For a subject this complicated, it sits oddly in your mind that there are no complications, no issues, everyone is lovely and likes each other instantly. As the story settles in and progresses I found it a tad predictable but it brought conflict and drama which had been lacking and a few unexpected surprises. I was curious how it would play out, eager to see if my own theories came into play. Unfortunately I was left disappointed as the second half sank back into the same plain tone it had before. The narrative was banal and there were longwinded conversations that seemed to draw out as characters covered every major theme and issue in full detail.

The further on I went I couldn’t escape the feeling that it was too nice, which seems strange to complain about. But it is. Too nice, too perfect. Too many things fall perfectly into place and while I understand it is a heart-warming and emotional story, it doesn’t actually have any engaging emotional complexity beyond the obvious. Even the few twists appear to only cause a mild ripple. For each surprising moment there were two predictable ones, making the balance a strange reading experience.

There are a lot of explanations provided through character thoughts and conversations.

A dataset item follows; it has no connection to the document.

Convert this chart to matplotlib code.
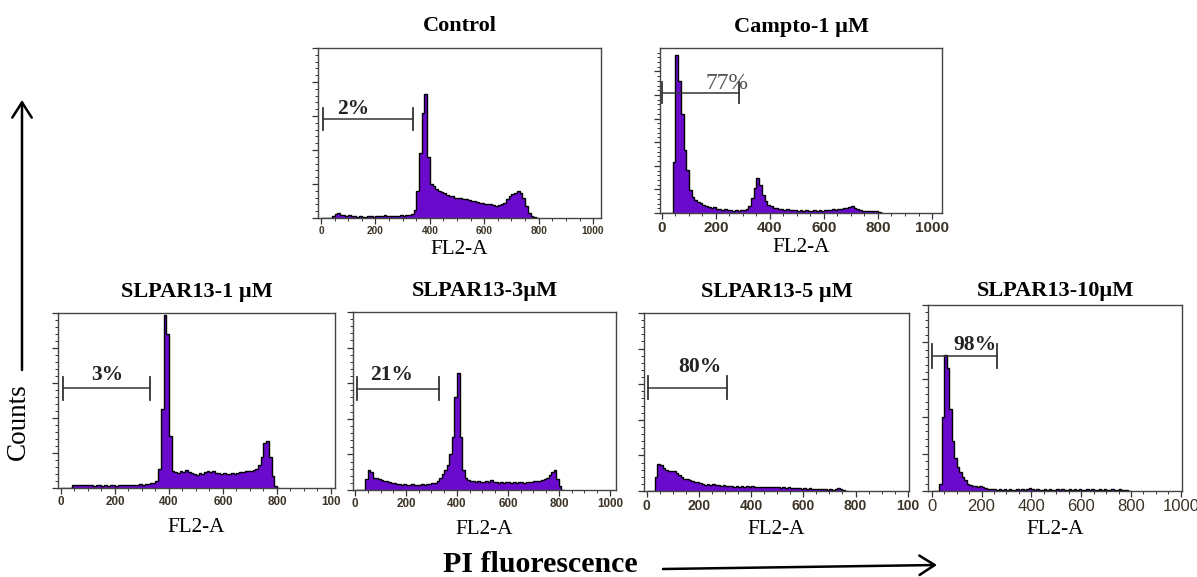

The process of egg donation and hospital procedures are recounted in full detail, something which isn’t uninteresting, but I felt like it took up too much time to outline every little part when it could easily have been summarised or stated in a sentence not a few paragraphs. As a subject not a lot of people probably know about I can see why John’s included it, but a more refined approach and less info dump might be have been better, even if she did try to weave it into dialogue.

The writing itself is repetitive in a few phrases and emotions. Despite the emotional conflictions present, they are rehashed over and over to the point it doesn’t feel like real indecision or emotion. It loses the poignancy when the same things are repeated because we’ve already been told these facts and telling us again, often in the same way with the same phrasing doesn’t reinforce the emotional components, it chip away at your patience.

If you are looking for a novel that is full of twists and strong drama this may not be the novel for you. There is an emotional draw-card, one I cannot personally connect to, but that didn’t engage me enough to look past the slow story and the circumstances that made everything fall happily into place.

The epilogue was the final nail in the coffin. From the first words I actually groaned and the longer it went on the more picturesque it became. I can see what Johns was trying to do; it just wasn’t the kind of thing I wanted after dealing with the rest of the book. It upholds the clichés (something Johns points out a lot actually in this book so she knows they are there), and concludes this book on the idyllic tone it started with. I hope this book is enjoyable to some people, I hope it is inspirational, comforting, or just interesting. But I’m a little saddened that I didn’t enjoy this as much as I hoped I would.